Quote every line of the material beneath this one.

================================

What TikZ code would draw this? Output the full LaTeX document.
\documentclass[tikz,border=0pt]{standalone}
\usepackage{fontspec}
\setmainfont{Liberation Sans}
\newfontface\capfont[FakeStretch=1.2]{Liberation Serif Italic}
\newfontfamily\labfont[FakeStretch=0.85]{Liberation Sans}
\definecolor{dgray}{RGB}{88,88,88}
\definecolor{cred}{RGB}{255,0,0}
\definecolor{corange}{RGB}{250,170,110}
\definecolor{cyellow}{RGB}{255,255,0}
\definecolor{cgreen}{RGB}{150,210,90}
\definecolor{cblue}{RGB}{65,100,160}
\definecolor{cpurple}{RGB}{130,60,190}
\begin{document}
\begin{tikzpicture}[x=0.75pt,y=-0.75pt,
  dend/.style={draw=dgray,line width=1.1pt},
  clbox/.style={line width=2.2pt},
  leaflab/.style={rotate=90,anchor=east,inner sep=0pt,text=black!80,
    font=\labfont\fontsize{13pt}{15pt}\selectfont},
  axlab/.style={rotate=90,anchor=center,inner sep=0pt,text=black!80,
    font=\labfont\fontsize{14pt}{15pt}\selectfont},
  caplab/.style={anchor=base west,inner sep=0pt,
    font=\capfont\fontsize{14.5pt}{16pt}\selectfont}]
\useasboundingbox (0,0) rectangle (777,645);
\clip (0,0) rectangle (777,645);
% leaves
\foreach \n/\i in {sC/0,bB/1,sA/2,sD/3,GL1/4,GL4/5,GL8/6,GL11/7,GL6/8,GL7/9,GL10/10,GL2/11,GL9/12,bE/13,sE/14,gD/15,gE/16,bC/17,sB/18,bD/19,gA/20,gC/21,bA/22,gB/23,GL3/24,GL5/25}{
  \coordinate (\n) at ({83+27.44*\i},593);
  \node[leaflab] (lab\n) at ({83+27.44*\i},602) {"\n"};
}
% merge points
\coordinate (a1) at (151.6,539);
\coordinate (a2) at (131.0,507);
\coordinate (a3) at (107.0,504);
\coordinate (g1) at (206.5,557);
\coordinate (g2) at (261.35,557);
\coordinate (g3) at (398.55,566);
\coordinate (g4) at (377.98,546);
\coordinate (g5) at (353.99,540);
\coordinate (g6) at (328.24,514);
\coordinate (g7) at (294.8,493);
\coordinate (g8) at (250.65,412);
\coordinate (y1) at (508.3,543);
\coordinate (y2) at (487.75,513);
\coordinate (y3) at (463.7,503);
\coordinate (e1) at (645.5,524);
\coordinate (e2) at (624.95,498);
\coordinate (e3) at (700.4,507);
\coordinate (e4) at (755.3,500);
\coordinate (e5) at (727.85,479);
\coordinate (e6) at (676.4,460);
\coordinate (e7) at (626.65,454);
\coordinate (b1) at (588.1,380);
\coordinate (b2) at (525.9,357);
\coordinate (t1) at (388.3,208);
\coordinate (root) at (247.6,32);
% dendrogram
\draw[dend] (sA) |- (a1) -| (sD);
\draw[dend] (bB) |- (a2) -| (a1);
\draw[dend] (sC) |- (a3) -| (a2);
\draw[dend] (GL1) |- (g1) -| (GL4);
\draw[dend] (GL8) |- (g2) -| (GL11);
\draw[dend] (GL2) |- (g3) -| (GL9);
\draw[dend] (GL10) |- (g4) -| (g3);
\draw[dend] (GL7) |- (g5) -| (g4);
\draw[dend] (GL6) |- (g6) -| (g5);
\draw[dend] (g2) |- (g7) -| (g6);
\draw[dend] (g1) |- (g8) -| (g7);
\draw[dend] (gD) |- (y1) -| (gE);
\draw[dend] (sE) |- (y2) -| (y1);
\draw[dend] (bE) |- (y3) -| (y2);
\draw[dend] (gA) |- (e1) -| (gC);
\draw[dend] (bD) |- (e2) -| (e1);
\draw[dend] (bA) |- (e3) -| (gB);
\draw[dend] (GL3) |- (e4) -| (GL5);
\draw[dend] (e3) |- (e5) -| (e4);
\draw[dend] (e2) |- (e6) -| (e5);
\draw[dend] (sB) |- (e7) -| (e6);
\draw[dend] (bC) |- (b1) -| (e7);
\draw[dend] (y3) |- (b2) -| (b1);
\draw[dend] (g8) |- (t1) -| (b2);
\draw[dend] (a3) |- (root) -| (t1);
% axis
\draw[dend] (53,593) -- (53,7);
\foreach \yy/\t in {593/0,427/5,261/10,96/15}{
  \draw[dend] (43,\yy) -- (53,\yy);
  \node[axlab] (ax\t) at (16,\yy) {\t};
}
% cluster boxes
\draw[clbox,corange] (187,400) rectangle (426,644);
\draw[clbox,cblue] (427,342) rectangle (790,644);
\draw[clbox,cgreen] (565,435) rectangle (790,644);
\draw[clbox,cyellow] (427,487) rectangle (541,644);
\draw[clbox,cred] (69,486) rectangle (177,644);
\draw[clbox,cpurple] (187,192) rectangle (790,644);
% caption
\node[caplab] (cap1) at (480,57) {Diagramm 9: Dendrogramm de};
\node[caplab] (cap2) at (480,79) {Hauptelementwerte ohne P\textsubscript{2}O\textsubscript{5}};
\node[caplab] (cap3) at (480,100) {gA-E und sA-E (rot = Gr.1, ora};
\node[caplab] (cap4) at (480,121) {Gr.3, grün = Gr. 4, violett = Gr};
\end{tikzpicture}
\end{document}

================================

* _ANSWER_
What TikZ code would draw this? Output the full LaTeX document.
\documentclass[tikz,border=0pt]{standalone}
\usepackage{fontspec}
\setmainfont{Liberation Sans}
\newfontface\capfont[FakeStretch=1.2]{Liberation Serif Italic}
\newfontfamily\labfont[FakeStretch=0.85]{Liberation Sans}
\definecolor{dgray}{RGB}{88,88,88}
\definecolor{cred}{RGB}{255,0,0}
\definecolor{corange}{RGB}{250,170,110}
\definecolor{cyellow}{RGB}{255,255,0}
\definecolor{cgreen}{RGB}{150,210,90}
\definecolor{cblue}{RGB}{65,100,160}
\definecolor{cpurple}{RGB}{130,60,190}
\begin{document}
\begin{tikzpicture}[x=0.75pt,y=-0.75pt,
  dend/.style={draw=dgray,line width=1.1pt},
  clbox/.style={line width=2.2pt},
  leaflab/.style={rotate=90,anchor=east,inner sep=0pt,text=black!80,
    font=\labfont\fontsize{13pt}{15pt}\selectfont},
  axlab/.style={rotate=90,anchor=center,inner sep=0pt,text=black!80,
    font=\labfont\fontsize{14pt}{15pt}\selectfont},
  caplab/.style={anchor=base west,inner sep=0pt,
    font=\capfont\fontsize{14.5pt}{16pt}\selectfont}]
\useasboundingbox (0,0) rectangle (777,645);
\clip (0,0) rectangle (777,645);
% leaves
\foreach \n/\i in {sC/0,bB/1,sA/2,sD/3,GL1/4,GL4/5,GL8/6,GL11/7,GL6/8,GL7/9,GL10/10,GL2/11,GL9/12,bE/13,sE/14,gD/15,gE/16,bC/17,sB/18,bD/19,gA/20,gC/21,bA/22,gB/23,GL3/24,GL5/25}{
  \coordinate (\n) at ({83+27.44*\i},593);
  \node[leaflab] (lab\n) at ({83+27.44*\i},602) {"\n"};
}
% merge points
\coordinate (a1) at (151.6,539);
\coordinate (a2) at (131.0,507);
\coordinate (a3) at (107.0,504);
\coordinate (g1) at (206.5,557);
\coordinate (g2) at (261.35,557);
\coordinate (g3) at (398.55,566);
\coordinate (g4) at (377.98,546);
\coordinate (g5) at (353.99,540);
\coordinate (g6) at (328.24,514);
\coordinate (g7) at (294.8,493);
\coordinate (g8) at (250.65,412);
\coordinate (y1) at (508.3,543);
\coordinate (y2) at (487.75,513);
\coordinate (y3) at (463.7,503);
\coordinate (e1) at (645.5,524);
\coordinate (e2) at (624.95,498);
\coordinate (e3) at (700.4,507);
\coordinate (e4) at (755.3,500);
\coordinate (e5) at (727.85,479);
\coordinate (e6) at (676.4,460);
\coordinate (e7) at (626.65,454);
\coordinate (b1) at (588.1,380);
\coordinate (b2) at (525.9,357);
\coordinate (t1) at (388.3,208);
\coordinate (root) at (247.6,32);
% dendrogram
\draw[dend] (sA) |- (a1) -| (sD);
\draw[dend] (bB) |- (a2) -| (a1);
\draw[dend] (sC) |- (a3) -| (a2);
\draw[dend] (GL1) |- (g1) -| (GL4);
\draw[dend] (GL8) |- (g2) -| (GL11);
\draw[dend] (GL2) |- (g3) -| (GL9);
\draw[dend] (GL10) |- (g4) -| (g3);
\draw[dend] (GL7) |- (g5) -| (g4);
\draw[dend] (GL6) |- (g6) -| (g5);
\draw[dend] (g2) |- (g7) -| (g6);
\draw[dend] (g1) |- (g8) -| (g7);
\draw[dend] (gD) |- (y1) -| (gE);
\draw[dend] (sE) |- (y2) -| (y1);
\draw[dend] (bE) |- (y3) -| (y2);
\draw[dend] (gA) |- (e1) -| (gC);
\draw[dend] (bD) |- (e2) -| (e1);
\draw[dend] (bA) |- (e3) -| (gB);
\draw[dend] (GL3) |- (e4) -| (GL5);
\draw[dend] (e3) |- (e5) -| (e4);
\draw[dend] (e2) |- (e6) -| (e5);
\draw[dend] (sB) |- (e7) -| (e6);
\draw[dend] (bC) |- (b1) -| (e7);
\draw[dend] (y3) |- (b2) -| (b1);
\draw[dend] (g8) |- (t1) -| (b2);
\draw[dend] (a3) |- (root) -| (t1);
% axis
\draw[dend] (53,593) -- (53,7);
\foreach \yy/\t in {593/0,427/5,261/10,96/15}{
  \draw[dend] (43,\yy) -- (53,\yy);
  \node[axlab] (ax\t) at (16,\yy) {\t};
}
% cluster boxes
\draw[clbox,corange] (187,400) rectangle (426,644);
\draw[clbox,cblue] (427,342) rectangle (790,644);
\draw[clbox,cgreen] (565,435) rectangle (790,644);
\draw[clbox,cyellow] (427,487) rectangle (541,644);
\draw[clbox,cred] (69,486) rectangle (177,644);
\draw[clbox,cpurple] (187,192) rectangle (790,644);
% caption
\node[caplab] (cap1) at (480,57) {Diagramm 9: Dendrogramm de};
\node[caplab] (cap2) at (480,79) {Hauptelementwerte ohne P\textsubscript{2}O\textsubscript{5}};
\node[caplab] (cap3) at (480,100) {gA-E und sA-E (rot = Gr.1, ora};
\node[caplab] (cap4) at (480,121) {Gr.3, grün = Gr. 4, violett = Gr};
\end{tikzpicture}
\end{document}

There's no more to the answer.